We can’t move toward the fulfillment of the Constitution, for the common good , if we either continue to see the past through a racial revisionist lens or continue to misconstrue the racism in our present. It might be more accurate to state that some white American die-hards of a racist past have no choice but to live in a future world embracing Mandela’s principles of racial tolerance as much as they might prefer “traditional” attitudes.

While these Americans may celebrate Mandela’s courage and achievements in the abstract, they cannot fully digest this brave South African who sacrificed his freedom and life for a world where people of all races, ethnicities and kinds will try to live in peace and harmony.

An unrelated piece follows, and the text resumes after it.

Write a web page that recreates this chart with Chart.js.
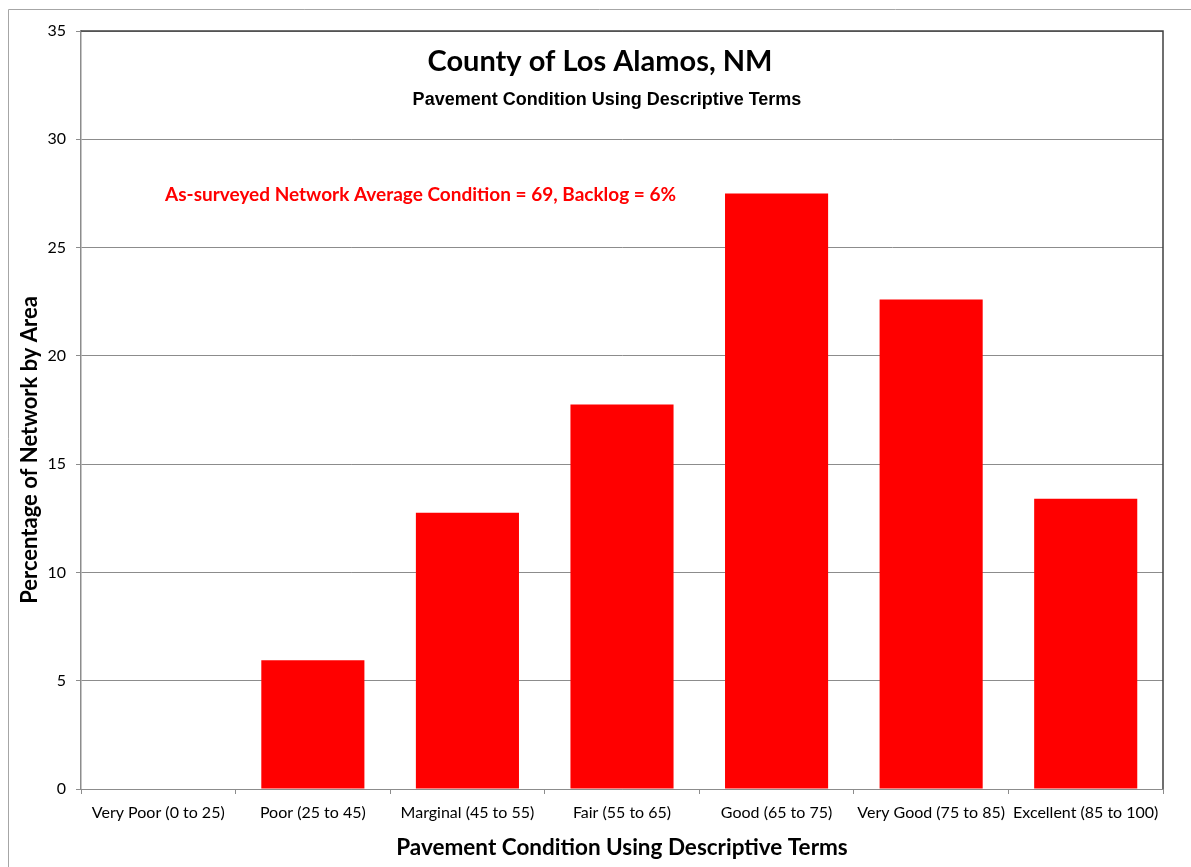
<!DOCTYPE html>
<html>
<head>
<meta charset="utf-8">
<script src="https://cdn.jsdelivr.net/npm/chart.js@4/dist/chart.umd.min.js"></script>
<style>
  html, body { margin: 0; padding: 0; background: #fff; }
  #wrap { width: 1191px; height: 867px; position: relative; }
</style>
</head>
<body>
<div id="wrap"><canvas id="pciChart"></canvas></div>
<script>
const categories = ['Very Poor (0 to 25)', 'Poor (25 to 45)', 'Marginal (45 to 55)', 'Fair (55 to 65)',
    'Good (65 to 75)', 'Very Good (75 to 85)', 'Excellent (85 to 100)'];
const percentByArea = [0, 5.95, 12.75, 17.75, 27.5, 22.6, 13.4];
const yTicks = [0, 5, 10, 15, 20, 25, 30, 35];

const chartTitle = 'County of Los Alamos, NM';
const chartSubtitle = 'Pavement Condition Using Descriptive Terms';
const note = 'As-surveyed Network Average Condition = 69, Backlog = 6%';
const yTitle = 'Percentage of Network by Area';

// texts inside the plot + outer frame
const overlay = {
    id: 'overlay',
    beforeDraw(chart) {
        const c = chart.ctx;
        c.save();
        c.strokeStyle = '#a6a6a6';
        c.lineWidth = 1;
        c.beginPath();
        c.moveTo(8.5, 867);
        c.lineTo(8.5, 9.5);
        c.lineTo(1191, 9.5);
        c.stroke();
        c.restore();
    },
    afterDraw(chart) {
        const c = chart.ctx;
        const a = chart.chartArea;
        c.save();
        c.strokeStyle = '#404040';
        c.lineWidth = 1.5;
        c.beginPath();
        c.moveTo(a.left, a.top);
        c.lineTo(a.right, a.top);
        c.lineTo(a.right, a.bottom);
        c.stroke();

        c.textAlign = 'center';
        c.textBaseline = 'middle';
        c.fillStyle = '#000';
        c.font = 'bold 29px Lato';
        c.fillText(chartTitle, 600, 62);
        c.font = 'bold 18px "Liberation Sans"';
        c.fillText(chartSubtitle, 607, 100);

        c.save();
        c.translate(30, 450);
        c.rotate(-Math.PI / 2);
        c.font = 'bold 22px Lato';
        c.fillText(yTitle, 0, 0);
        c.restore();

        c.fillStyle = '#ff0000';
        c.font = 'bold 19px Lato';
        c.textAlign = 'left';
        c.fillText(note, 165, 195);
        c.restore();
    }
};

new Chart(document.getElementById('pciChart').getContext('2d'), {
    type: 'bar',
    data: {
        labels: categories,
        datasets: [{
            data: percentByArea,
            backgroundColor: '#ff0000',
            borderWidth: 0,
            barPercentage: 0.667,
            categoryPercentage: 1.0
        }]
    },
    options: {
        responsive: true,
        maintainAspectRatio: false,
        animation: false,
        layout: { padding: { left: 0, top: 31, right: 28, bottom: 0 } },
        plugins: {
            legend: { display: false },
            tooltip: { enabled: false }
        },
        scales: {
            x: {
                grid: { offset: true, drawOnChartArea: false, drawTicks: true, tickLength: 5, color: '#8c8c8c' },
                border: { color: '#8c8c8c', width: 1 },
                ticks: { color: '#000', font: { family: 'Lato', size: 16 }, maxRotation: 0, autoSkip: false, padding: 9 },
                title: {
                    display: true,
                    text: 'Pavement Condition Using Descriptive Terms',
                    color: '#000',
                    font: { family: 'Lato', size: 22.5, weight: 'bold' },
                    padding: { top: 0, bottom: 6 }
                },
                afterFit(scale) { scale.height = 78; }
            },
            y: {
                min: 0,
                max: 35,
                afterBuildTicks(scale) { scale.ticks = yTicks.map(v => ({ value: v })); },
                grid: { color: '#8c8c8c', tickLength: 5, lineWidth: 1 },
                border: { color: '#8c8c8c', width: 1.5 },
                ticks: { color: '#000', font: { family: 'Lato', size: 16 }, padding: 10 },
                afterFit(scale) { scale.width = 81; }
            }
        }
    },
    plugins: [overlay]
});
</script>
</body>
</html>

William Loren Katz is the author of Black Indians: A Hidden Heritage

5 comments for “Racism Through Rose-Colored Glasses

  1. Psylocyber
    December 16, 2013 at 20:21

    That is BS!
    Teddy was an imperialist ahole that didn’t think twice about taking land, or anything else from the “weaker races”. That they could even say something like “the rapist and criminals among you………” are worse than the white guys, whom at the time were stringing up any negroe they deemed “uppity”.
    Why defend them? If we were honest about our history maybe we’d be more likely to change. Right now we’re treating people the same way in Afganistan, Iraq, Iran, Central & South America. It’s easier to name somewhere we don’t oppress.
    Hell, thanks to the patriot act and the New Constitution “a la” the Defense Authorization Act anyone not the 1% is “the weaker race”. Cattle.
    I hope Obama is judged just as harshly in the future. He’s no better the Teddy. Worse. He’s helping to destroy the Constitution.

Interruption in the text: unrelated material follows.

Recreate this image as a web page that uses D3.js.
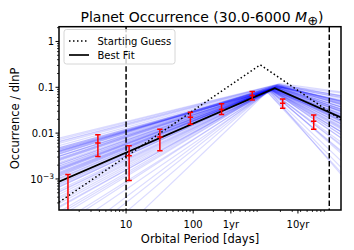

  2. December 12, 2013 at 20:27

    It’s hard to believe there’s that much “whitewashing” of this country’s history, since our news and entertainment medias drown us in hysterically exaggerated accounts of “racism” – however that musty term is defined this week. In “The Butler”, we had a story based on man who described his childhood as happy – so of course Hollywood went full ‘Mandingo’ in its derivative version, with the title character witnessing his mother raped and rather murdered by a plantation owner. No… No one in this country could possibly whitewash that. And as far as critiquing Teddy Roosevelt and other long-dead leaders, they were products of their time. Judging them by our standards in more than irrelevant – it’s stupid.

    • PMN
      December 12, 2013 at 23:50

      Damn. You’re spot on!

      • Gregory Kruse
        December 13, 2013 at 09:06

        Really?

    • fairandbalancedfredo
      December 13, 2013 at 15:42

      Trying to excuse the racism of presidents like Teddy Roosevelt as products of their time is a cop-out and is non-historical. It ignores the fact that there were white Americans at that time who were not racists, and that such Americans went all the way back to the abolitionist movement.